### INSTRUCTIONS FOR THE TASK
In the lines below, output everything from the first line through the line containing "1.0008, 0.9997, 0.9986, 0.9917, 0.9744, 0.9572, 0.9399]" exactly as it is. Pictures are not part of the output.

━━━━━━━━━━

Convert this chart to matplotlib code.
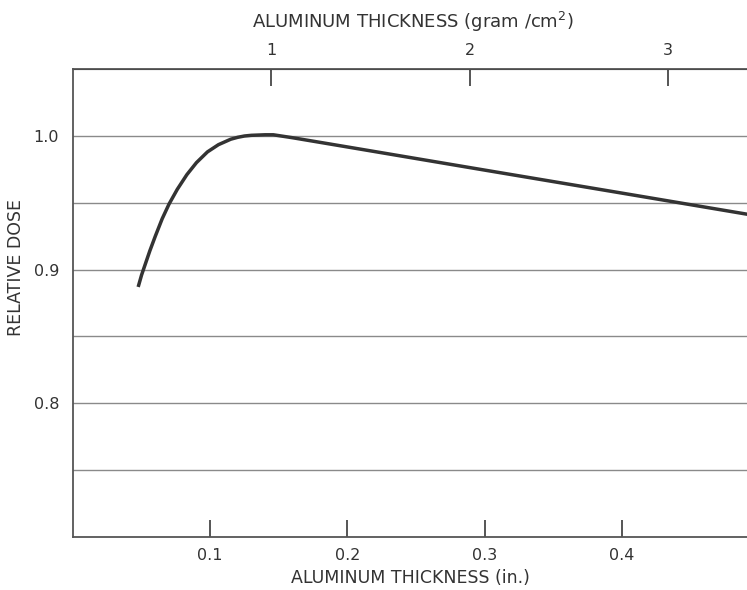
import numpy as np
import matplotlib.pyplot as plt

# dose vs. absorber thickness, read in inches of aluminum
thickness_in = [0.0475, 0.050, 0.053, 0.056, 0.060, 0.065, 0.070, 0.076, 0.083,
                0.090, 0.098, 0.106, 0.115, 0.120, 0.125, 0.130, 0.135, 0.140,
                0.146, 0.153, 0.160, 0.200, 0.300, 0.400, 0.500]
relative_dose = [0.887, 0.896, 0.905, 0.914, 0.925, 0.938, 0.949, 0.960, 0.971,
                 0.980, 0.988, 0.9934, 0.9975, 0.9989, 0.9999, 1.0004, 1.0006, 1.0008,
                 1.0008, 0.9997, 0.9986, 0.9917, 0.9744, 0.9572, 0.9399]

bottom_ticks = [0.1, 0.2, 0.3, 0.4]
bottom_labels = ['0.1', '0.2', '0.3', '0.4']
top_ticks = [1, 2, 3]
y_labels_at = [0.8, 0.9, 1.0]
grid_levels = [0.75, 0.80, 0.85, 0.90, 0.95, 1.00]

# inches of aluminum per gram/cm^2
IN_PER_G = 0.1445

ink = '#333333'
plt.rcParams['font.family'] = ['DejaVu Sans']

fig = plt.figure(figsize=(7.47, 5.90), dpi=100)
ax = fig.add_axes([73 / 747, 53 / 590, 686 / 747, 468 / 590])

for lv in grid_levels:
    ax.axhline(lv, color='#8a8a8a', lw=1.0, zorder=1)

ax.plot(thickness_in, relative_dose, color=ink, lw=2.5, solid_capstyle='butt',
        solid_joinstyle='round', zorder=3)

ax.set_xlim(0, 0.5)
ax.set_ylim(0.70, 1.05)

for s in ax.spines.values():
    s.set_color('#555555')
    s.set_linewidth(1.3)

ax.set_xticks(bottom_ticks)
ax.set_xticklabels(bottom_labels)
ax.tick_params(axis='x', direction='in', length=12, width=1.4, color='#555555',
               labelsize=11.5, labelcolor=ink, pad=8)
ax.set_yticks(y_labels_at)
ax.set_yticklabels(['0.8', '0.9', '1.0'])
ax.tick_params(axis='y', length=0, labelsize=11.5, labelcolor=ink, pad=10)

top = ax.secondary_xaxis('top', functions=(lambda x: x / IN_PER_G, lambda g: g * IN_PER_G))
top.set_xticks(top_ticks)
top.tick_params(direction='in', length=12, width=1.4, color='#555555',
                labelsize=11.5, labelcolor=ink, pad=8)

# axis titles placed directly in figure pixels
fig.text(410 / 747, 1 - 578 / 590, 'ALUMINUM THICKNESS (in.)', fontsize=12.5,
         color=ink, ha='center', va='center')
fig.text(413 / 747, 1 - 22 / 590, 'ALUMINUM THICKNESS (gram /cm$^2$)', fontsize=13,
         color=ink, ha='center', va='center')
fig.text(16 / 747, 1 - 268 / 590, 'RELATIVE DOSE', rotation=90, fontsize=12.5,
         color=ink, ha='center', va='center')

fig.savefig('out.png', dpi=100)
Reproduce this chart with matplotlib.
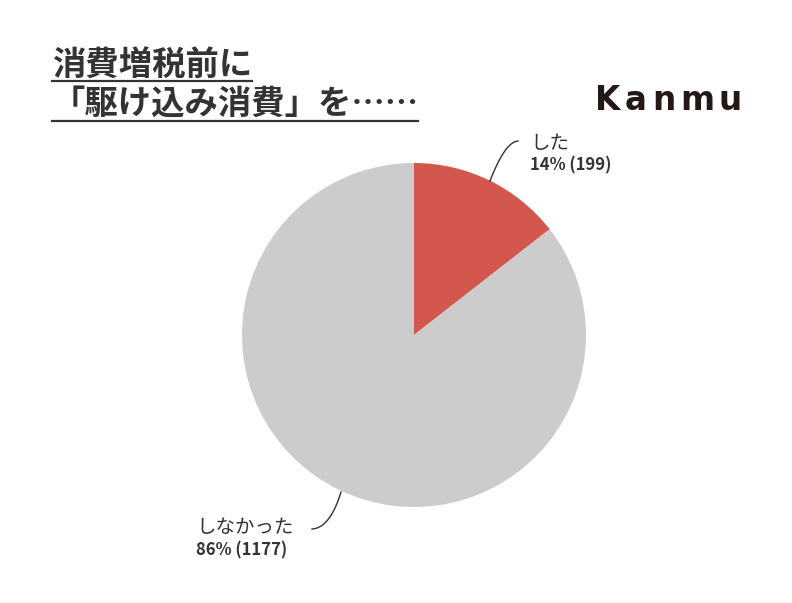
import matplotlib
matplotlib.use("Agg")
import matplotlib.pyplot as plt
from matplotlib.lines import Line2D
import numpy as np

labels = ["した", "しなかった"]
percents = [14, 86]
counts = [199, 1177]
colors = ["#D4574E", "#CCCCCC"]
title_lines = ["消費増税前に", "「駆け込み消費」を……"]
brand = "Kanmu"

W, H = 792, 603
fig = plt.figure(figsize=(W / 100, H / 100), dpi=100)
fig.patch.set_facecolor("white")

def fx(x):
    return x / W

def fy(y):
    return 1 - y / H

cx, cy, r = 414, 335, 172
ax = fig.add_axes([fx(cx - r), fy(cy + r), 2 * r / W, 2 * r / H])
wedges, _ = ax.pie(counts, colors=colors, startangle=90, counterclock=False,
                   radius=1, wedgeprops=dict(linewidth=0))
ax.set_xlim(-1, 1)
ax.set_ylim(-1, 1)
ax.set_aspect("auto")
ax.axis("off")

jp = ["Noto Sans CJK JP", "DejaVu Sans"]

# Title
fig.text(fx(52), fy(66), title_lines[0], fontsize=24, fontweight="bold",
         family=jp, color="#333333", va="center", ha="left")
fig.text(fx(52), fy(104), title_lines[1], fontsize=24, fontweight="bold",
         family=jp, color="#333333", va="center", ha="left")
fig.add_artist(Line2D([fx(52), fx(252)], [fy(81), fy(81)], color="#333333", lw=1.6,
                      transform=fig.transFigure))
fig.add_artist(Line2D([fx(52), fx(418)], [fy(121), fy(121)], color="#333333", lw=1.6,
                      transform=fig.transFigure))

# Brand with slight tracking
fig.canvas.draw()
renderer = fig.canvas.get_renderer()
x = 595
tracking = 4.8
for ch in brand:
    t = fig.text(fx(x), fy(110), ch, fontsize=23.5, fontweight="bold",
                 family="DejaVu Sans", color="#231815", va="baseline", ha="left")
    bb = t.get_window_extent(renderer=renderer)
    x += bb.width + tracking

# Leader lines
def curve(p0, p1, ctrl):
    t = np.linspace(0, 1, 40)
    xs = (1 - t) ** 2 * p0[0] + 2 * (1 - t) * t * ctrl[0] + t ** 2 * p1[0]
    ys = (1 - t) ** 2 * p0[1] + 2 * (1 - t) * t * ctrl[1] + t ** 2 * p1[1]
    fig.add_artist(Line2D([fx(v) for v in xs], [fy(v) for v in ys],
                          color="#333333", lw=1.0, transform=fig.transFigure))

curve((490, 181), (518, 141), (505, 142))
curve((341, 492), (312, 529), (330, 528))

fig.text(fx(530), fy(143), labels[0], fontsize=14, family=jp, color="#333333",
         va="center", ha="left")
fig.text(fx(530), fy(165), f"{percents[0]}% ({counts[0]})", fontsize=12,
         fontweight="bold", family=jp, color="#333333", va="center", ha="left")
fig.text(fx(196), fy(527), labels[1], fontsize=14, family=jp, color="#333333",
         va="center", ha="left")
fig.text(fx(196), fy(550), f"{percents[1]}% ({counts[1]})", fontsize=12,
         fontweight="bold", family=jp, color="#333333", va="center", ha="left")

fig.savefig("out.png", dpi=100, facecolor="white")
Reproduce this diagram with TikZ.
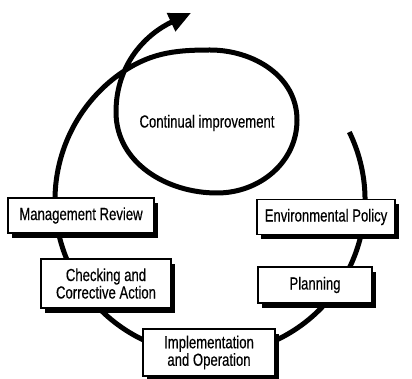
\documentclass[tikz,border=0pt]{standalone}
\usepackage{fontspec}
\setmainfont{Liberation Sans}[FakeStretch=0.75, FakeBold=0.4]
\usetikzlibrary{arrows.meta,shadows}

\begin{document}
\begin{tikzpicture}[x=1pt, y=1pt,
	stage/.style={draw, line width=1.8pt, fill=white, align=center, inner sep=0pt,
		general shadow={fill=black, shadow xshift=4pt, shadow yshift=-5pt},
		font=\fontsize{17.5}{17.5}\selectfont}]
	\useasboundingbox (0,0) rectangle (412,-379);
	% Define radius of the cycle
	\def \radius {155}
	% Draw spiral
	\draw[line width=5pt, -{Triangle[length=22pt, width=19pt]}]
		([shift={(210,-200)}]26:\radius) arc[start angle=26, end angle=-233.6, radius=\radius]
		to[out=36, in=180] (210,-50)
		to[out=0, in=90] (297,-120)
		to[out=-90, in=0] (217,-193)
		to[out=180, in=-90] (116,-112)
		to[out=90, in=205] (191,-13);
	% Draw stages
	\node[stage, minimum width=146pt, minimum height=35pt] (review) at (81,-215.5) {Management Review};
	\node[stage, minimum width=130pt, minimum height=49pt] (checking) at (106,-283.5) {Checking and\\Corrective Action};
	\node[stage, minimum width=132pt, minimum height=47pt] (implementation) at (209,-352.5) {Implementation\\and Operation};
	\node[stage, minimum width=114pt, minimum height=36pt] (planning) at (315,-285) {Planning};
	\node[stage, minimum width=138pt, minimum height=35pt] (policy) at (326,-217) {Environmental Policy};
	% Draw centre label
	\node[font=\fontsize{17.5}{17.5}\selectfont] (improvement) at (207,-123) {Continual improvement};
\end{tikzpicture}
\end{document}
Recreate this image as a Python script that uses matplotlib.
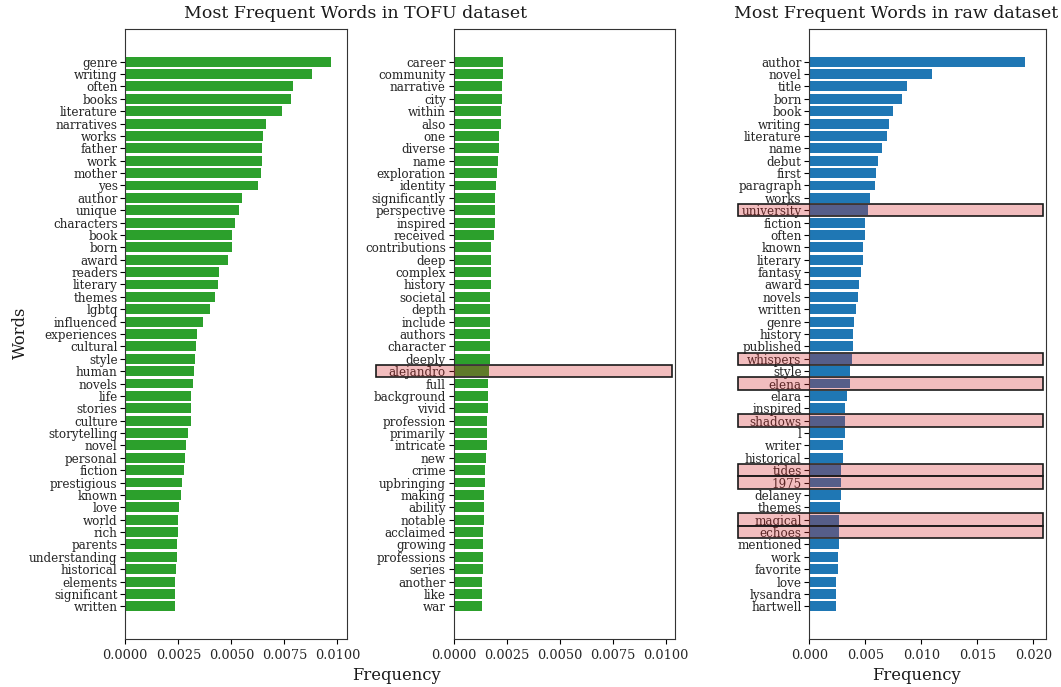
import matplotlib
matplotlib.use("Agg")
import matplotlib.pyplot as plt
from matplotlib.patches import Rectangle
import matplotlib.transforms as mtransforms

plt.rcParams['font.family'] = ['DejaVu Serif']

tofu_words_a = ["genre", "writing", "often", "books", "literature", "narratives", "works",
                "father", "work", "mother", "yes", "author", "unique", "characters", "book",
                "born", "award", "readers", "literary", "themes", "lgbtq", "influenced",
                "experiences", "cultural", "style", "human", "novels", "life", "stories",
                "culture", "storytelling", "novel", "personal", "fiction", "prestigious",
                "known", "love", "world", "rich", "parents", "understanding", "historical",
                "elements", "significant", "written"]
tofu_freq_a = [0.00970, 0.00881, 0.00791, 0.00782, 0.00739, 0.00664, 0.00650,
               0.00645, 0.00645, 0.00640, 0.00626, 0.00550, 0.00536, 0.00517, 0.00503,
               0.00503, 0.00484, 0.00442, 0.00437, 0.00423, 0.00400, 0.00367,
               0.00338, 0.00333, 0.00329, 0.00324, 0.00319, 0.00310, 0.00310,
               0.00310, 0.00296, 0.00286, 0.00282, 0.00277, 0.00267,
               0.00263, 0.00253, 0.00249, 0.00249, 0.00244, 0.00244, 0.00239,
               0.00234, 0.00234, 0.00234]

tofu_words_b = ["career", "community", "narrative", "city", "within", "also", "one",
                "diverse", "name", "exploration", "identity", "significantly", "perspective",
                "inspired", "received", "contributions", "deep", "complex", "history",
                "societal", "depth", "include", "authors", "character", "deeply",
                "alejandro", "full", "background", "vivid", "profession", "primarily",
                "intricate", "new", "crime", "upbringing", "making", "ability", "notable",
                "acclaimed", "growing", "professions", "series", "another", "like", "war"]
tofu_freq_b = [0.00233, 0.00233, 0.00228, 0.00228, 0.00224, 0.00224, 0.00214,
               0.00214, 0.00209, 0.00205, 0.00200, 0.00195, 0.00195,
               0.00195, 0.00191, 0.00176, 0.00176, 0.00176, 0.00176,
               0.00172, 0.00172, 0.00172, 0.00172, 0.00172, 0.00172,
               0.00167, 0.00162, 0.00162, 0.00162, 0.00158, 0.00158,
               0.00158, 0.00153, 0.00148, 0.00148, 0.00144, 0.00144, 0.00144,
               0.00139, 0.00139, 0.00139, 0.00139, 0.00134, 0.00134, 0.00134]

raw_words = ["author", "novel", "title", "born", "book", "writing", "literature", "name",
             "debut", "first", "paragraph", "works", "university", "fiction", "often",
             "known", "literary", "fantasy", "award", "novels", "written", "genre",
             "history", "published", "whispers", "style", "elena", "elara", "inspired",
             "shadows", "l", "writer", "historical", "tides", "1975", "delaney", "themes",
             "magical", "echoes", "mentioned", "work", "favorite", "love", "lysandra",
             "hartwell"]
raw_freq = [0.01923, 0.01094, 0.00871, 0.00827, 0.00746, 0.00711, 0.00693, 0.00648,
            0.00612, 0.00595, 0.00586, 0.00541, 0.00523, 0.00497, 0.00497,
            0.00479, 0.00479, 0.00461, 0.00443, 0.00434, 0.00416, 0.00399,
            0.00390, 0.00390, 0.00381, 0.00363, 0.00363, 0.00336, 0.00318,
            0.00318, 0.00318, 0.00300, 0.00300, 0.00283, 0.00283, 0.00283, 0.00274,
            0.00265, 0.00265, 0.00265, 0.00256, 0.00256, 0.00238, 0.00238,
            0.00238]

tofu_highlight = ["alejandro"]
raw_highlight = ["university", "whispers", "elena", "shadows", "tides", "1975",
                 "magical", "echoes"]

W, H = 1061, 687
fig = plt.figure(figsize=(W / 100, H / 100), dpi=100)

def px_axes(x0, x1, y0=29, y1=639):
    return fig.add_axes([x0 / W, 1 - y1 / H, (x1 - x0) / W, (y1 - y0) / H])

ax1 = px_axes(125.3, 346.7)
ax2 = px_axes(453.5, 675.3)
ax3 = px_axes(809.3, 1046.3)

def draw(ax, words, freqs, color, xmax, ticks, fmt):
    y = list(range(len(words)))
    ax.barh(y, freqs, color=color, height=0.8)
    ax.set_yticks(y)
    ax.set_yticklabels(words, fontsize=8.6, color='#262626')
    ax.invert_yaxis()
    ax.set_xlim(0, xmax)
    ax.set_xticks(ticks)
    ax.set_xticklabels([fmt.format(t) for t in ticks], fontsize=9.3, color='#262626')
    ax.tick_params(axis='y', pad=2)
    for s in ax.spines.values():
        s.set_color('#333333')

draw(ax1, tofu_words_a, tofu_freq_a, '#2ca02c', 0.01044,
     [0, 0.0025, 0.005, 0.0075, 0.01], "{:.4f}")
draw(ax2, tofu_words_b, tofu_freq_b, '#2ca02c', 0.01044,
     [0, 0.0025, 0.005, 0.0075, 0.01], "{:.4f}")
draw(ax3, raw_words, raw_freq, '#1f77b4', 0.02116,
     [0, 0.005, 0.01, 0.015, 0.02], "{:.3f}")

def highlight(ax, words, targets, x0, x1):
    trans = mtransforms.blended_transform_factory(ax.transAxes, ax.transData)
    for w in targets:
        if w in words:
            i = words.index(w)
            r = Rectangle((x0, i - 0.5), x1 - x0, 1.0, transform=trans,
                          facecolor=(214/255, 39/255, 40/255, 0.3), edgecolor='#1a1a1a',
                          linewidth=1.2, clip_on=False, zorder=5)
            ax.add_patch(r)

highlight(ax2, tofu_words_b, tofu_highlight, -0.348, 0.984)
highlight(ax3, raw_words, raw_highlight, -0.30, 0.987)

fig.text(356 / W, 1 - 13.5 / H, "Most Frequent Words in TOFU dataset",
         ha='center', va='center', fontsize=12.5, color='#1a1a1a')
fig.text(896 / W, 1 - 13.5 / H, "Most Frequent Words in raw dataset",
         ha='center', va='center', fontsize=12.5, color='#1a1a1a')
fig.text(397 / W, 1 - 675 / H, "Frequency", ha='center', va='center',
         fontsize=11.8, color='#1a1a1a')
fig.text(917 / W, 1 - 675 / H, "Frequency", ha='center', va='center',
         fontsize=11.8, color='#1a1a1a')
fig.text(20 / W, 1 - 333 / H, "Words", ha='center', va='center', rotation=90,
         fontsize=11.8, color='#1a1a1a')

fig.savefig("out.png", dpi=100)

━━━━━━━━━━

### SOLUTION BELOW
Convert this chart to matplotlib code.
import numpy as np
import matplotlib.pyplot as plt

# dose vs. absorber thickness, read in inches of aluminum
thickness_in = [0.0475, 0.050, 0.053, 0.056, 0.060, 0.065, 0.070, 0.076, 0.083,
                0.090, 0.098, 0.106, 0.115, 0.120, 0.125, 0.130, 0.135, 0.140,
                0.146, 0.153, 0.160, 0.200, 0.300, 0.400, 0.500]
relative_dose = [0.887, 0.896, 0.905, 0.914, 0.925, 0.938, 0.949, 0.960, 0.971,
                 0.980, 0.988, 0.9934, 0.9975, 0.9989, 0.9999, 1.0004, 1.0006, 1.0008,
                 1.0008, 0.9997, 0.9986, 0.9917, 0.9744, 0.9572, 0.9399]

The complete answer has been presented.